I reference forms of nature to convey deterioration and decay to contrast with life and survival. I want to present to the viewer the isolation and alienation that we sometimes feel in times of extreme uncertainty and question of existence.
Printmaking and its processes are highly technical and raw at the same time. The process and structure that is involved in printmaking keeps me focused on my intent. I yearn for continual experimentation and exploration of the avenues that printmaking leads me, and what I may conclude from it.

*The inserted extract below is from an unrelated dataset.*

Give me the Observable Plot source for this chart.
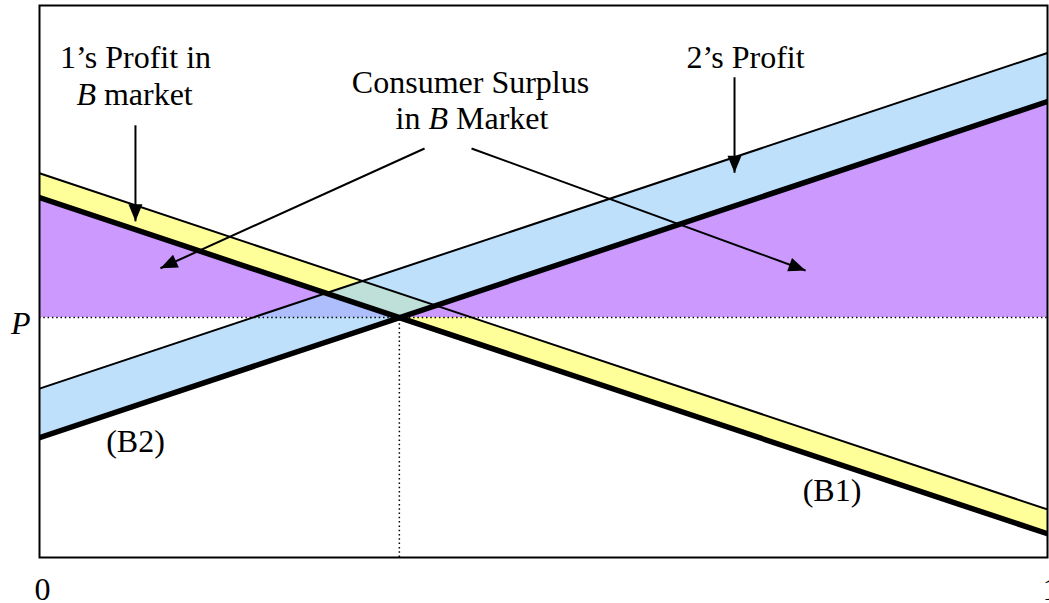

I am conveying a narrative of events that have occurred in a lifetime of changes, illnesses and healing.
Joli Livaudais bio
Joli Livaudais served a four-year tour in the U.S. Army and received her BA and MS in Experimental Psychology from the University of Texas at Arlington before establishing herself as a freelance commercial photographer in Dallas, Texas. Family ties brought her to Monroe, Louisiana, where she opened Livaudais Studio, a photography studio and fine art gallery. Livaudais also cofounded and is currently serving a second term as secretary of the Downtown Arts Alliance, a not-for-profit collection of artists and galleries that host the bimonthly Monroe Downtown Gallery Crawl. Livaudais is an MFA candidate at Louisiana Tech University in Ruston, Louisiana. Her fine art incorporates her interest in psychology and explores the relationships between people and the constructs we use to interpret the world around us, and has been exhibited in juried and group shows nationwide.
Joli Livaudais statement
My artwork is an expression of my search for insight. The photographic compositions are inspired by my unconscious mind, through journaled dreams and free writing. They are my meditations on a universe and existence that is exquisitely beautiful, perfectly synchronized, and uncompromisingly merciless. I find that my carefully weighed conclusions about the human condition challenge me more than they provide any meaningful sense of safety, comfort, or promise of a happy ending. To exist is to struggle. In my artwork, this translates as an attention to process and labor-intensive practice. The accumulation of layers, fragmentation, deterioration, and replication are natural processes that are integral to the work and the meditation of creating it. Although the nature of the work lends it a timeless quality, I choose to use contemporary and experimentally combined materials including resin, photographic ink jet prints, aluminum foil and electrical circuits. The concepts I am exploring are primal, but my interpretation and understanding of them is anchored in today.
Diana Synatzske bio
It was persistence and self-confidence that carried me through an undergraduate degree and a journey as a teacher of kindergarten through high school. Teaching high school art only fueled me with an intense desire to continue with my own personal artwork. I enjoyed teaching, but felt that I wanted to understand ceramic processes on a more individual level and obtained a Masters of Art Education degree from Texas Tech University through a program developed for working teachers. This provided me an escape from the routines of life and offered me the opportunity to be completely absorbed in ceramics for six weeks every summer. Through this self-discovery was born a passion that fueled me to continue my learning through Louisiana Tech University’s MFA Graduate program in 3D Studio.
Diana Synatzske statement
My mother was invisible. My father was a liar. I remember fishing on the bank of a stock pond and going on service calls with the most absorbing man I ever knew. My father had an easy laugh and captivated his listeners. He was a good father. His personal narrative was filled with adventure and intrigue. I hung on his every word. This was a man who could make sense of anything mechanical, build a whole house completely by himself and build confidence in his only daughter by allowing her to work beside him. It was the cumbersome burden of time that revealed the truth and the lies and my innocence lay in ruin. My work is a silent reflection of the happiness of a small child and the veracity of the truth. The first time I can remember being around art was when I was eight years old and I was watching my father fashion a ring out of a silver coin. As a child, I was intrigued by the process and the diligent patience spent on a single object. Through experiences with my father I developed an over abundance of self-confidence and an intrinsic ability to problem solve. I have a driving force within that pushes me constantly, ever in motion. These fundamental and sometimes critical life lessons have proven to be valuable assets and inspiration for my work today.